*Work to do*: Transcribe only the part of the material below that begins at the line containing "Emit a Python" and ends at the line containing "fit_y8 = [352, 1105]", with both kept and images left out.

★ ★ ★

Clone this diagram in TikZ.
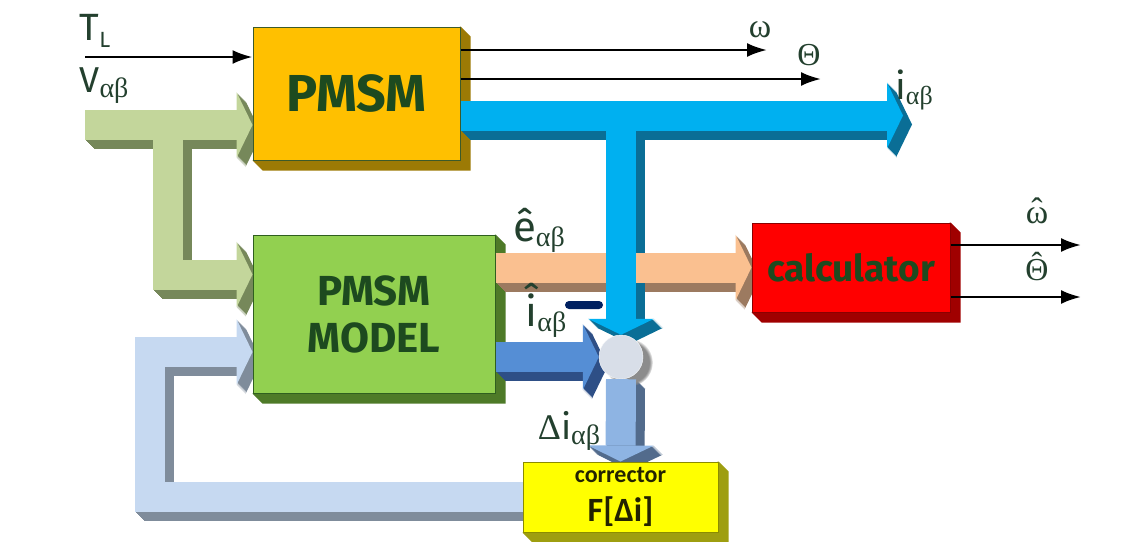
\documentclass[tikz,border=0pt]{standalone}
\usepackage{fontspec}
\setmainfont{Fira Sans}
\newfontfamily\greekfont{Liberation Serif}
\newfontfamily\calfont{Carlito}
\usetikzlibrary{arrows.meta,calc,backgrounds,shadows}

\definecolor{pmsmfront}{HTML}{FFC000}
\definecolor{pmsmside}{HTML}{9C7A05}
\definecolor{pmsmline}{HTML}{3C5A2A}
\definecolor{modelfront}{HTML}{92D050}
\definecolor{modelside}{HTML}{4E7A28}
\definecolor{modelline}{HTML}{2F5F1F}
\definecolor{calcfront}{HTML}{FF0000}
\definecolor{calcside}{HTML}{A00000}
\definecolor{calcline}{HTML}{8B0000}
\definecolor{corrfront}{HTML}{FFFF00}
\definecolor{corrside}{HTML}{9E9E10}
\definecolor{corrline}{HTML}{8B8B00}
\definecolor{vfront}{HTML}{C3D69B}
\definecolor{vside}{HTML}{76885A}
\definecolor{ifront}{HTML}{00B0F0}
\definecolor{iside}{HTML}{0A6E96}
\definecolor{efront}{HTML}{FAC090}
\definecolor{eside}{HTML}{9C7A60}
\definecolor{hfront}{HTML}{558ED5}
\definecolor{hside}{HTML}{2E4F86}
\definecolor{dfront}{HTML}{8EB4E3}
\definecolor{dside}{HTML}{526B8C}
\definecolor{ffront}{HTML}{C6D9F1}
\definecolor{fside}{HTML}{7F8C9B}
\definecolor{sumfill}{HTML}{D8DEE8}
\definecolor{minusc}{HTML}{002060}
\definecolor{boxtext}{HTML}{1D4A1F}
\definecolor{labeltext}{HTML}{23402E}

\newcommand{\hatit}[2][0.25em]{\ooalign{#2\cr\hidewidth\raisebox{#1}{ˆ}\hidewidth\cr}}
\newcommand{\ab}[1][28]{\raisebox{-5pt}{\greekfont\fontsize{#1}{#1}\selectfont αβ}}

\begin{document}
\begin{tikzpicture}[x=1pt, y=-1pt,
  block/.style={line width=1pt, inner sep=0pt, text=boxtext, align=center, font=\bfseries\fontsize{52}{56}\selectfont},
  blk/.style={line width=30pt, line join=miter, -{Triangle[length=16pt,width=66pt,line width=0pt]}},
  sig/.style={line width=2.5pt, -{Latex[length=20pt,width=14pt]}},
  lbl/.style={text=labeltext, inner sep=0pt}]
\useasboundingbox (0,0) rectangle (1138,541);

% blocks
\node[block, fill=pmsmfront, draw=pmsmline, minimum width=207pt, minimum height=133pt] (pmsm) at (356.5,93.5) {PMSM};
\node[block, fill=modelfront, draw=modelline, minimum width=242pt, minimum height=158pt, font=\bfseries\fontsize{42}{47}\selectfont] (model) at (374,314) {PMSM\\MODEL};
\node[block, fill=calcfront, draw=calcline, minimum width=198pt, minimum height=89pt, font=\bfseries\fontsize{37}{40}\selectfont] (calc) at (851,267.5) {calculator};
\node[block, fill=corrfront, draw=corrline, minimum width=195pt, minimum height=70pt, text=black!75!corrline, font=\calfont\bfseries\fontsize{34}{39}\selectfont] (corr) at (620.5,497) {{\fontsize{24}{24}\selectfont corrector}\\F[Δi]};
\node[circle, fill=sumfill, draw=white!80!sumfill, inner sep=0pt, minimum size=44pt,
  circular drop shadow={shadow xshift=7pt, shadow yshift=-5pt, fill=black!45, opacity=1}] (sum) at (621,357) {};
\node[fill=minusc, rounded corners=4pt, minimum width=38pt, minimum height=8pt, inner sep=0pt] (minus) at (584,305) {};

\coordinate (vin) at (85,125);
\coordinate (vfork) at (167.5,125);
\coordinate (iout) at (903,115.5);
\coordinate (fbk) at (149.5,352);

% side faces and shadows
\begin{pgfonlayer}{background}
\foreach \b/\c in {pmsm/pmsmside, model/modelside, calc/calcside, corr/corrside}
  \fill[\c] (\b.north east) -- ++(10,10) |- ($(\b.south west)+(10,10)$) -- (\b.south west) -- cycle;
\foreach \d in {1,...,9}{
  \begin{scope}[transform canvas={shift={(\d,\d)}}]
  \draw[blk, vside] (vin) -- (vin -| pmsm.west);
  \draw[blk, vside] (vfork) |- ($(model.north west)+(0,40)$);
  \draw[blk, fside] (corr.west) -| (fbk) -- (fbk -| model.west);
  \draw[blk, eside] (model.east |- calc.west) -- (calc.west);
  \draw[blk, iside] (iout -| pmsm.east) -- (iout);
  \draw[blk, iside] (sum.north |- iout) -- (sum.north);
  \draw[blk, hside] (model.east |- sum.west) -- (sum.west);
  \draw[blk, dside] (sum.south) -- (corr.north);
  \end{scope}
}
\end{pgfonlayer}

% block arrows
\draw[blk, vfront] (vin) -- (vin -| pmsm.west);
\draw[blk, vfront] (vfork) |- ($(model.north west)+(0,40)$);
\draw[blk, ffront] (corr.west) -| (fbk) -- (fbk -| model.west);
\draw[blk, efront] (model.east |- calc.west) -- (calc.west);
\draw[blk, ifront] (iout -| pmsm.east) -- (iout);
\draw[blk, ifront] (sum.north |- iout) -- (sum.north);
\draw[blk, hfront] (model.east |- sum.west) -- (sum.west);
\draw[blk, dfront] (sum.south) -- (corr.north);

% signals
\coordinate (tlin) at (85,57);
\coordinate (wout) at (767,50);
\coordinate (thout) at (821,79);
\coordinate (whout) at (1081,245);
\coordinate (thhout) at (1081,297);
\draw[sig] (tlin) -- (tlin -| pmsm.west);
\draw[sig] (wout -| pmsm.east) -- (wout);
\draw[sig] (thout -| pmsm.east) -- (thout);
\draw[sig] (whout -| calc.east) -- (whout);
\draw[sig] (thhout -| calc.east) -- (thhout);

% labels
\node[lbl, font=\fontsize{38}{38}\selectfont] (tl) at (95,31) {T\raisebox{-7pt}{\fontsize{22}{22}\selectfont L}};
\node[lbl, font=\fontsize{36}{36}\selectfont] (vab) at (104,86) {V\ab};
\node[lbl, font=\greekfont\fontsize{34}{34}\selectfont] (w) at (760,30) {ω};
\node[lbl, font=\greekfont\fontsize{32}{32}\selectfont] (th) at (809,55) {Θ};
\node[lbl, font=\fontsize{38}{38}\selectfont] (iab) at (914,90) {i\ab[26]};
\node[lbl, font=\fontsize{42}{42}\selectfont] (eab) at (539,230) {ê\ab};
\node[lbl, font=\fontsize{42}{42}\selectfont] (ihab) at (546,316) {\hatit{i}\ab};
\node[lbl, font=\fontsize{36}{36}\selectfont] (diab) at (569,431) {{\greekfont Δ}i\ab};
\node[lbl, font=\greekfont\fontsize{34}{34}\selectfont] (wh) at (1037,216) {\hatit[0.08em]{ω}};
\node[lbl, font=\greekfont\fontsize{32}{32}\selectfont] (thh) at (1037,270) {\hatit[0.2em]{Θ}};
\end{tikzpicture}
\end{document}
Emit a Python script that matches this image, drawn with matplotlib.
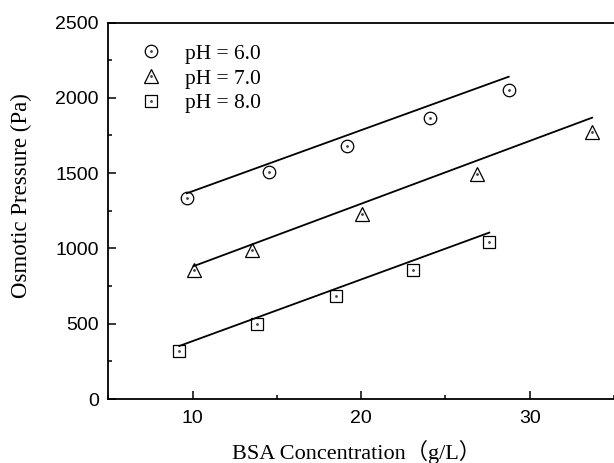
import matplotlib
matplotlib.use("Agg")
import matplotlib.pyplot as plt
from matplotlib.legend_handler import HandlerTuple
from matplotlib.ticker import MultipleLocator

# measured points
x_ph6 = [9.65, 14.5, 19.15, 24.1, 28.75]
y_ph6 = [1333, 1507, 1682, 1866, 2054]
x_ph7 = [10.05, 13.5, 20.05, 26.85, 33.7]
y_ph7 = [855, 990, 1228, 1497, 1775]
x_ph8 = [9.2, 13.8, 18.5, 23.05, 27.6]
y_ph8 = [322, 496, 681, 855, 1042]

# fitted lines (end points)
fit_x6 = [9.65, 28.75]
fit_y6 = [1366, 2140]
fit_x7 = [10.05, 33.7]
fit_y7 = [882, 1868]
fit_x8 = [9.2, 27.6]
fit_y8 = [352, 1105]

labels = ['pH = 6.0', 'pH = 7.0', 'pH = 8.0']

serif = ['Liberation Serif', 'Noto Sans CJK SC']
plt.rcParams['font.family'] = ['Liberation Sans', 'DejaVu Sans']

fig = plt.figure(figsize=(6.14, 4.63), dpi=100)
ax = fig.add_axes([0.1767, 0.1382, 0.8233, 0.8132])

series = [(x_ph6, y_ph6, 'o', 9), (x_ph7, y_ph7, '^', 10.5), (x_ph8, y_ph8, 's', 8)]
handles = []
for xs, ys, m, ms in series:
    h1, = ax.plot(xs, ys, m, ms=ms, mfc='white', mec='black', mew=0.9, ls='none')
    h2, = ax.plot(xs, ys, 'o', ms=1.0, color='#444444', ls='none')
    handles.append((h1, h2))

for fx, fy in [(fit_x6, fit_y6), (fit_x7, fit_y7), (fit_x8, fit_y8)]:
    ax.plot(fx, fy, color='black', lw=1.3)

ax.set_xlim(5, 35)
ax.set_ylim(0, 2500)
ax.xaxis.set_major_locator(MultipleLocator(10))
ax.xaxis.set_minor_locator(MultipleLocator(5))
ax.yaxis.set_major_locator(MultipleLocator(500))
ax.yaxis.set_minor_locator(MultipleLocator(250))
ax.tick_params(which='both', direction='in', top=False, right=False, width=1.1)
ax.tick_params(which='major', length=5.5, labelsize=14)
ax.tick_params(axis='x', which='major', pad=8)
ax.tick_params(axis='y', which='major', pad=7)
ax.tick_params(which='minor', length=3)
for s in ['left', 'bottom', 'top']:
    ax.spines[s].set_linewidth(1.3)
ax.spines['right'].set_visible(False)

ax.set_xlabel('BSA Concentration（g/L）', family=serif, fontsize=16)
ax.set_ylabel('Osmotic Pressure (Pa)', family=serif, fontsize=16.5)
ax.xaxis.set_label_coords(0.49, -0.108)
ax.yaxis.set_label_coords(-0.152, 0.54)

ax.legend(handles, labels, handler_map={tuple: HandlerTuple(ndivide=1)},
          loc='upper left', bbox_to_anchor=(0.02, 0.995), frameon=False,
          prop={'family': serif, 'size': 15.5}, handlelength=1.2,
          handletextpad=1.0, labelspacing=0.22)

fig.savefig('out.png', dpi=100)
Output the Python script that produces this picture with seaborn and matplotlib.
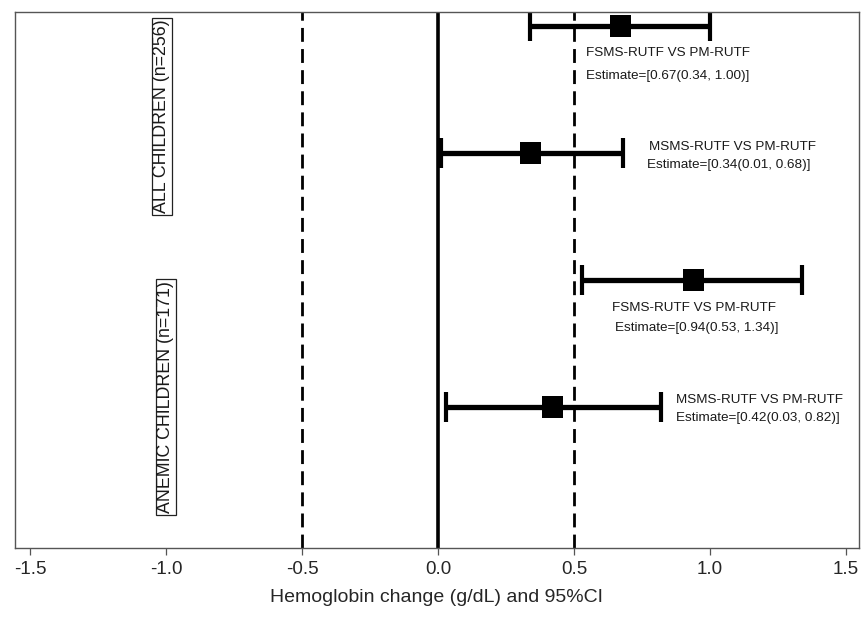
import matplotlib
matplotlib.use("Agg")
import matplotlib.pyplot as plt
import seaborn as sns
import pandas as pd

# ---- data ----
comparisons = ["FSMS-RUTF VS PM-RUTF", "MSMS-RUTF VS PM-RUTF",
               "FSMS-RUTF VS PM-RUTF", "MSMS-RUTF VS PM-RUTF"]
groups = ["ALL CHILDREN (n=256)", "ANEMIC CHILDREN (n=171)"]
estimate = [0.67, 0.34, 0.94, 0.42]
lower = [0.34, 0.01, 0.53, 0.03]
upper = [1.00, 0.68, 1.34, 0.82]
rows = [1, 2, 3, 4]
xticks = [-1.5, -1.0, -0.5, 0.0, 0.5, 1.0, 1.5]
ref_dashed = [-0.5, 0.5]
ref_solid = [0.0]

df = pd.DataFrame({"comparison": comparisons, "estimate": estimate,
                   "lower": lower, "upper": upper, "row": rows})

# ---- layout (text placement) ----
text_x = [0.544, 0.776, 0.64, 0.875]
text_x2 = [0.544, 0.770, 0.65, 0.874]
text_y1 = [1.213, 1.953, 3.22, 3.945]
text_y2 = [1.394, 2.094, 3.378, 4.087]
group_x = [-1.015, -1.0]
group_y = [1.71, 3.92]

sns.set_style("white")
plt.rcParams["font.family"] = ["Liberation Sans", "DejaVu Sans"]

fig = plt.figure(figsize=(8.66, 6.26), dpi=100)
ax = fig.add_axes([15 / 866, 78 / 626, 844 / 866, 536 / 626])

for x in ref_dashed:
    ax.axvline(x, color="black", lw=2.0, ls=(0, (5, 2.6)), zorder=1)
for x in ref_solid:
    ax.axvline(x, color="black", lw=2.6, zorder=1)

eb = ax.errorbar(df["estimate"], df["row"],
                 xerr=[df["estimate"] - df["lower"], df["upper"] - df["estimate"]],
                 fmt="none", ecolor="black", elinewidth=3.8, capsize=11,
                 capthick=3.0, zorder=2)
for cap in eb[1]:
    cap.set_solid_capstyle("round")
sns.scatterplot(data=df, x="estimate", y="row", marker="s", s=230,
                color="black", edgecolor="none", ax=ax, zorder=3, legend=False)

for i in range(len(df)):
    ax.text(text_x[i], text_y1[i], df["comparison"][i], fontsize=9.7,
            ha="left", va="center", color="#1a1a1a")
    ax.text(text_x2[i], text_y2[i],
            f"Estimate=[{estimate[i]:.2f}({lower[i]:.2f}, {upper[i]:.2f})]",
            fontsize=9.7, ha="left", va="center", color="#1a1a1a")

for g, gx, gy in zip(groups, group_x, group_y):
    ax.text(gx, gy, g, rotation=90, fontsize=12.8, ha="center", va="center",
            color="#1a1a1a",
            bbox=dict(boxstyle="square,pad=0.1", fc="white", ec="#222222", lw=0.9))

ax.set_xlim(-1.555, 1.548)
ax.set_ylim(5.11, 0.89)
ax.set_xticks(xticks)
ax.set_xticklabels([f"{t:.1f}" for t in xticks], fontsize=13.5)
ax.set_yticks([])
ax.set_ylabel("")
ax.set_xlabel("Hemoglobin change (g/dL) and 95%CI", fontsize=14, labelpad=8)
ax.tick_params(axis="x", direction="out", length=5, width=0.9, color="#555555",
               bottom=True, pad=4)
for s in ax.spines.values():
    s.set_color("#555555")
    s.set_linewidth(1.0)

fig.savefig("out.png", dpi=100)
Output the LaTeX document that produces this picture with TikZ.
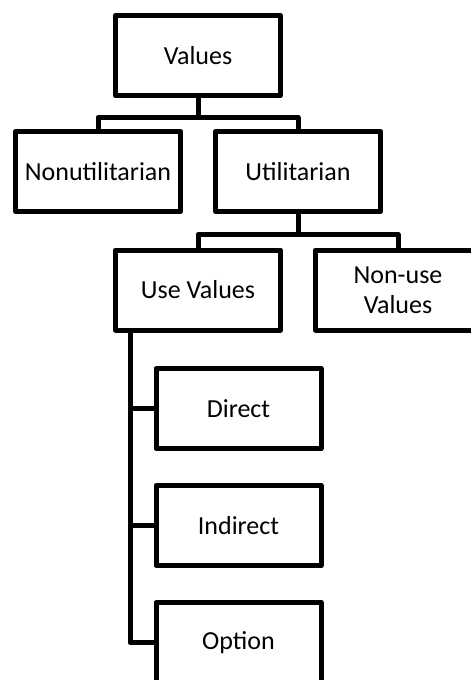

★ ★ ★

*Full solution*:
Emit a Python script that matches this image, drawn with matplotlib.
import matplotlib
matplotlib.use("Agg")
import matplotlib.pyplot as plt
from matplotlib.legend_handler import HandlerTuple
from matplotlib.ticker import MultipleLocator

# measured points
x_ph6 = [9.65, 14.5, 19.15, 24.1, 28.75]
y_ph6 = [1333, 1507, 1682, 1866, 2054]
x_ph7 = [10.05, 13.5, 20.05, 26.85, 33.7]
y_ph7 = [855, 990, 1228, 1497, 1775]
x_ph8 = [9.2, 13.8, 18.5, 23.05, 27.6]
y_ph8 = [322, 496, 681, 855, 1042]

# fitted lines (end points)
fit_x6 = [9.65, 28.75]
fit_y6 = [1366, 2140]
fit_x7 = [10.05, 33.7]
fit_y7 = [882, 1868]
fit_x8 = [9.2, 27.6]
fit_y8 = [352, 1105]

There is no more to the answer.